Scandales financiers à feu continu

La lumière et les ténèbres: pour que justice se fasse

Il y a des nouvelles qui rassurent, et d’autres qui révoltent. Des signes qui dessinent une promesse, et d’autres qui rappellent cruellement ce que fut notre chute. En l’espace de quelques heures à peine, l’actualité sénégalaise a résumé cette double réalité : d’un côté, la réussite spectaculaire d’un emprunt obligataire qui visait 150 milliards et en a mobilisé 405. De l’autre, un nouveau scandale de détournement public, énième avatar d’un système d’impunité désormais mis à nu.

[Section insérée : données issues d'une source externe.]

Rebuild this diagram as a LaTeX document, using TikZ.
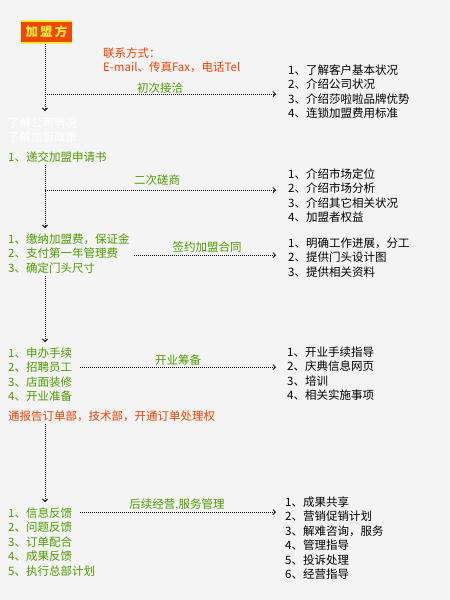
\documentclass[tikz,border=0pt]{standalone}
\usepackage{fontspec}
\setmainfont{Noto Sans CJK SC}
\usetikzlibrary{arrows.meta,positioning,calc}
\definecolor{bgc}{RGB}{244,244,244}
\definecolor{leaf}{RGB}{78,158,0}
\definecolor{alert}{RGB}{250,62,0}
\definecolor{hdrfill}{RGB}{240,72,0}
\definecolor{hdrtext}{RGB}{255,236,60}
\tikzset{
  txt/.style={anchor=north west, inner sep=0pt, align=left, font=\fontsize{11.5}{14.4}\selectfont},
  lst/.style={txt, text=black},
  grn/.style={txt, text=leaf},
  note/.style={txt, text=alert},
  ghost/.style={txt, text=white},
  stage/.style={inner sep=0pt, text=leaf, font=\fontsize{11.5}{14.4}\selectfont},
  hdr/.style={fill=hdrfill, text=hdrtext, minimum width=51pt, minimum height=24pt, inner sep=0pt, font=\fontsize{12.5}{14}\selectfont\bfseries},
  flow/.style={draw, line width=0.8pt, dash pattern=on 0.8pt off 1.2pt, -{Straight Barb[length=2.5pt,width=5pt]}}
}
\begin{document}
\begin{tikzpicture}[x=1pt, y=-1pt]
  \fill[bgc] (0,0) rectangle (450,600);
  % header
  \node[hdr] (hdr) at (46.5,32) {加\,盟\,方};
  \draw[hdrtext, line width=1.5pt] ([yshift=-1pt]hdr.north west) -- ([yshift=-1pt]hdr.north east);
  \draw[hdrtext, line width=1.5pt] ([yshift=1pt]hdr.south west) -- ([yshift=1pt]hdr.south east);
  % left column
  \node[note] (contact) at (103,47.5) {联系方式：\\E-mail、传真Fax，电话Tel};
  \node[ghost] (know) at (8,117.5) {了解公司情况\\了解加盟政策};
  \node[grn] (apply) at (8,151.5) {1、递交加盟申请书};
  \node[grn] (pay) at (8,233.5) {1、缴纳加盟费，保证金\\2、支付第一年管理费\\3、确定门头尺寸};
  \node[grn] (open) at (8,347.5) {1、申办手续\\2、招聘员工\\3、店面装修\\4、开业准备};
  \node[note] (notify) at (8,410.5) {通报告订单部，技术部，开通订单处理权};
  \node[grn] (feed) at (8,507.5) {1、信息反馈\\2、问题反馈\\3、订单配合\\4、成果反馈\\5、执行总部计划};
  % right column
  \node[lst] (intro) at (288,64.5) {1、了解客户基本状况\\2、介绍公司状况\\3、介绍莎啦啦品牌优势\\4、连锁加盟费用标准};
  \node[lst] (market) at (288,168.5) {1、介绍市场定位\\2、介绍市场分析\\3、介绍其它相关状况\\4、加盟者权益};
  \node[lst] (support) at (288,237.5) {1、明确工作进展，分工\\2、提供门头设计图\\3、提供相关资料};
  \node[lst] (guide) at (287,346.5) {1、开业手续指导\\2、庆典信息网页\\3、培训\\4、相关实施事项};
  \node[lst] (service) at (285,496.5) {1、成果共享\\2、营销促销计划\\3、解难咨询，服务\\4、管理指导\\5、投诉处理\\6、经营指导};
  % stage labels
  \node[stage] (s1) at (160,88) {初次接洽};
  \node[stage] (s2) at (157,180) {二次磋商};
  \node[stage] (s3) at (207,247) {签约加盟合同};
  \node[stage] (s4) at (178,360) {开业筹备};
  \node[stage] (s5) at (177,504) {后续经营.服务管理};
  % connectors
  \coordinate (d1) at (45,111);
  \coordinate (b1) at (45,94);
  \coordinate (d2) at (45,228);
  \coordinate (b2) at (45,190);
  \coordinate (d3) at (45,342);
  \coordinate (b3) at (134,255);
  \coordinate (b4) at (80,367);
  \coordinate (d4) at (45,502);
  \coordinate (b5) at (80,512);
  \draw[flow] (hdr.south -| d1) -- (d1);
  \draw[flow] (b1) -- ([xshift=-12pt]intro.west |- b1);
  \draw[flow] ([yshift=-2pt]apply.south -| d2) -- (d2);
  \draw[flow] (b2) -- ([xshift=-12pt]market.west |- b2);
  \draw[flow] ([yshift=-3pt]pay.south -| d3) -- (d3);
  \draw[flow] (b3) -- ([xshift=-12pt]support.west |- b3);
  \draw[flow] (b4) -- ([xshift=-11pt]guide.west |- b4);
  \draw[flow] ([yshift=-2pt]notify.south -| d4) -- (d4);
  \draw[flow] (b5) -- ([xshift=-9pt]service.west |- b5);
\end{tikzpicture}
\end{document}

Ce contraste n’est pas qu’un clin d’œil du calendrier. Il est le reflet d’une époque en bascule, entre un passé que l’on ne saurait enterrer sans autopsie, et un avenir que l’on espère, sans oser encore le croire pleinement. Car si les nouveaux dirigeants prouvent, jour après jour, qu’un État sérieux peut inspirer confiance, la nécessité de faire la lumière sur les années de prédation reste impérieuse.

L’ancien régime, que l’Histoire jugera avec la froideur des faits, aura été celui du déni éthique. Sous des dehors républicains, il a cultivé une économie de rente, favorisé l’entre-soi, et banalisé le vol public. Ce qui est révélé aujourd’hui n’est pas l’écart d’un individu, mais l’aboutissement d’un système. Ce système, il faut le disséquer. Non pas pour nourrir la chronique judiciaire à sensation, mais pour rappeler une vérité simple : on ne construit pas une démocratie solide sur les ruines du silence.

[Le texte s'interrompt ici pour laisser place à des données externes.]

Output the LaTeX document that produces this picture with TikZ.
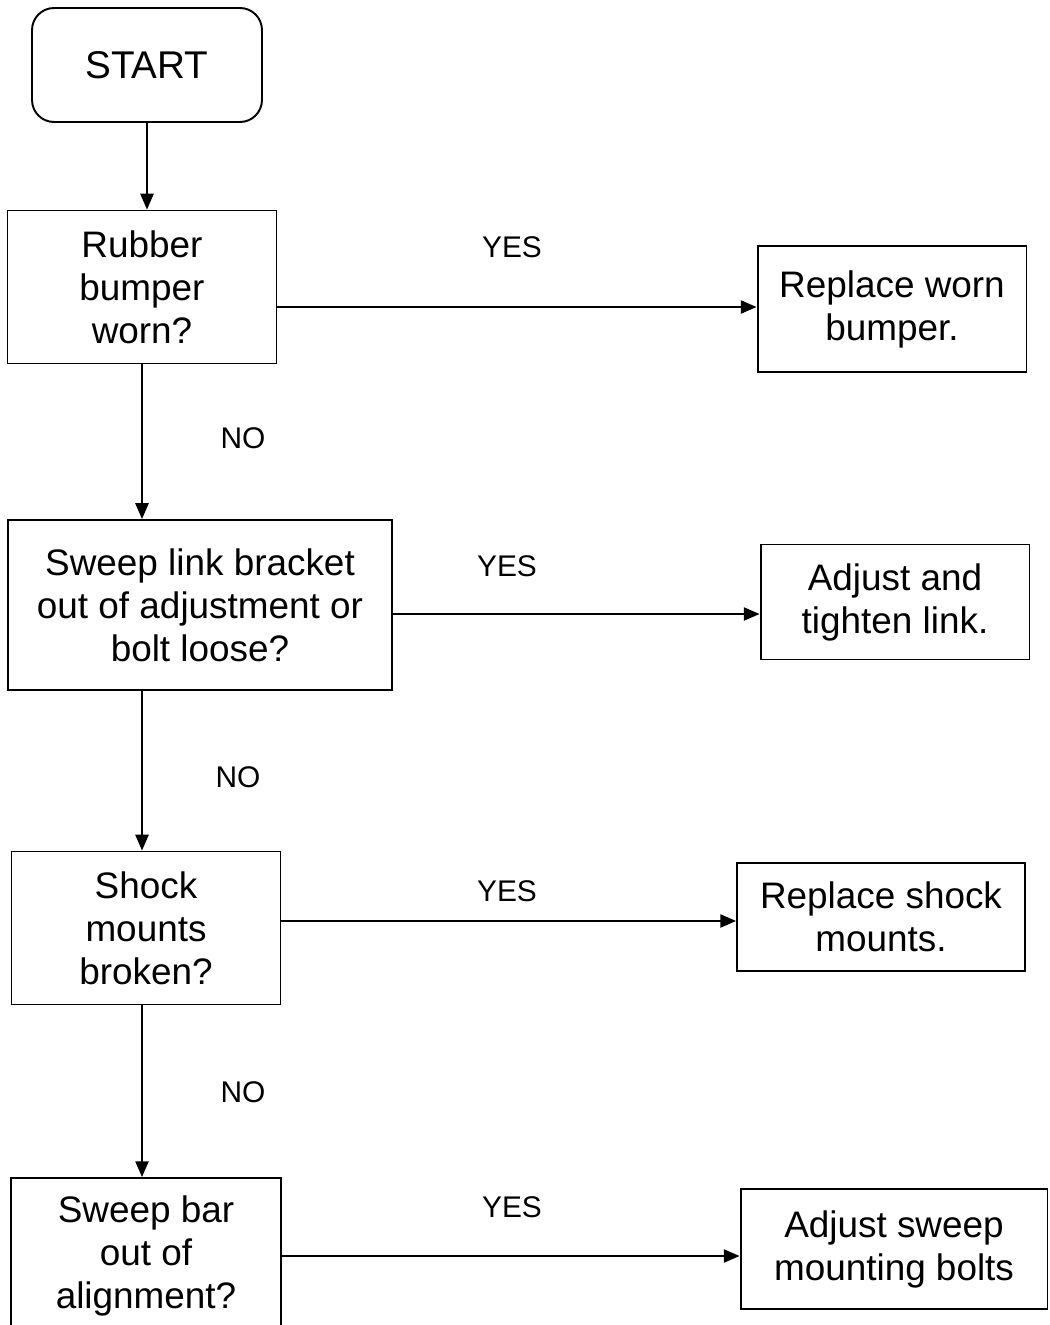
\documentclass[tikz,border=0pt]{standalone}
\usepackage{fontspec}
\setmainfont{Liberation Sans}
\usetikzlibrary{arrows.meta,positioning,calc}

\begin{document}
\begin{tikzpicture}[x=0.02cm, y=-0.02cm, >={Triangle[length=9pt,width=7.5pt]}, line width=1.1pt]
        \tikzset{
            startbox/.style={draw, rectangle, rounded corners=0.44cm, minimum width=4.6cm, minimum height=2.28cm, align=center, font=\fontsize{22}{25}\selectfont},
            decision/.style={draw, rectangle, minimum width=5.38cm, minimum height=3.06cm, align=center, font=\fontsize{21}{24.5}\selectfont},
            action/.style={draw, rectangle, minimum width=5.38cm, minimum height=2.4cm, align=center, font=\fontsize{21}{24.5}\selectfont},
            answer/.style={font=\fontsize{17}{20}\selectfont},
            line/.style={draw, ->}
        }
        \clip (0,0) rectangle (1050,1325);

        % Start
        \node [startbox] (start) at (147, 65) {START};

        % Questions
        \node [decision] (bumper) at (142, 287) {Rubber\\bumper\\worn?};
        \node [decision, minimum width=7.68cm, minimum height=3.4cm] (link) at (200, 605) {Sweep link bracket\\out of adjustment or\\bolt loose?};
        \node [decision] (shock) at (146, 928) {Shock\\mounts\\broken?};
        \node [decision, minimum width=5.4cm, minimum height=3.12cm] (bar) at (146, 1256) {Sweep bar\\out of\\alignment?};

        % Remedies
        \node [action, minimum height=2.52cm] (replbump) at (892, 309) {Replace worn\\bumper.};
        \node [action, minimum height=2.3cm] (adjlink) at (895, 602) {Adjust and\\tighten link.};
        \node [action, minimum width=5.76cm, minimum height=2.16cm] (replshock) at (881, 917) {Replace shock\\mounts.};
        \node [action, minimum width=6.14cm] (adjbolts) at (894, 1249) {Adjust sweep\\mounting bolts};

        % NO path
        \draw [line] (start.south) -- (start.south |- bumper.north);
        \draw [line] (bumper.south) -- (bumper.south |- link.north);
        \draw [line] (bumper.south |- link.south) -- (bumper.south |- shock.north);
        \draw [line] (bumper.south |- shock.south) -- (bumper.south |- bar.north);

        % YES path
        \draw [line] ($(bumper.east)+(0,20)$) -- ($(replbump.west)+(0,-2)$);
        \draw [line] ($(link.east)+(0,9)$) -- ($(adjlink.west)+(0,12)$);
        \draw [line] ($(shock.east)+(0,-7)$) -- ($(replshock.west)+(0,4)$);
        \draw [line] (bar.east) -- ($(adjbolts.west)+(0,7)$);

        % Labels
        \node [answer] (yes1) at (512, 247) {YES};
        \node [answer] (no1) at (243, 438) {NO};
        \node [answer] (yes2) at (507, 566) {YES};
        \node [answer] (no2) at (238, 777) {NO};
        \node [answer] (yes3) at (507, 891) {YES};
        \node [answer] (no3) at (243, 1092) {NO};
        \node [answer] (yes4) at (512, 1207) {YES};
\end{tikzpicture}
\end{document}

Il ne s’agit pas ici de se venger. La vengeance est l’arme des faibles. Il s’agit d’assainir. D’instituer la vérité comme fondement du renouveau. D’affirmer que désormais, il y aura un prix à payer pour chaque trahison du serment républicain. Que l’argent volé au peuple devra être restitué. Que les comptes seront demandés, et les fautes reconnues.

Et c’est là que réside l’enjeu véritable. La réussite financière des nouvelles autorités, si elle honore leur gestion, n’aura de sens que si elle s’accompagne d’un effort sincère de justice. Car une gouvernance ne se mesure pas seulement à sa capacité à lever des fonds, mais aussi à sa volonté de rendre des comptes. La confiance retrouvée des partenaires financiers est un acquis précieux. Mais la confiance du peuple, elle, reste à consolider.

Nous savons désormais qu’il est possible de mobiliser les énergies, d’attirer les financements, de parler au nom du Sénégal avec crédibilité. Ce que nous attendons, avec tout autant d’impatience, c’est que les faussaires d’hier répondent devant la loi. Que l’on nomme les complices. Que l’on restitue les milliards. Que l’on montre que la République n’est pas une abstraction, mais un bien commun à protéger.

Car l’impunité, elle, est la mère de tous les recommencements. Et l’Histoire, en Afrique comme ailleurs, est truffée de républiques qui ont cru pouvoir refonder sans juger, réconcilier sans réparer. Leurs illusions les ont trahies. Leur indulgence a ouvert la voie à de nouveaux abus. Le Sénégal vaut mieux.

Oui, les temps changent. Oui, des signes d’espoir s’accumulent. Mais il ne suffit pas d’espérer : il faut garantir. Il ne suffit pas de réussir aujourd’hui : il faut s’assurer que demain ne trahira pas cette réussite. Et cela passe, inévitablement, par une exigence sans fard : la justice. Pas pour humilier. Pour réparer. Pas pour punir aveuglément. Pour prévenir lucidement. Pas pour solder un compte politique. Pour restaurer le pacte républicain.

Le pays a été blessé. Il est en convalescence. Et sa réhabilitation morale exige que l’on nomme les ténèbres avant d’espérer durablement en la lumière.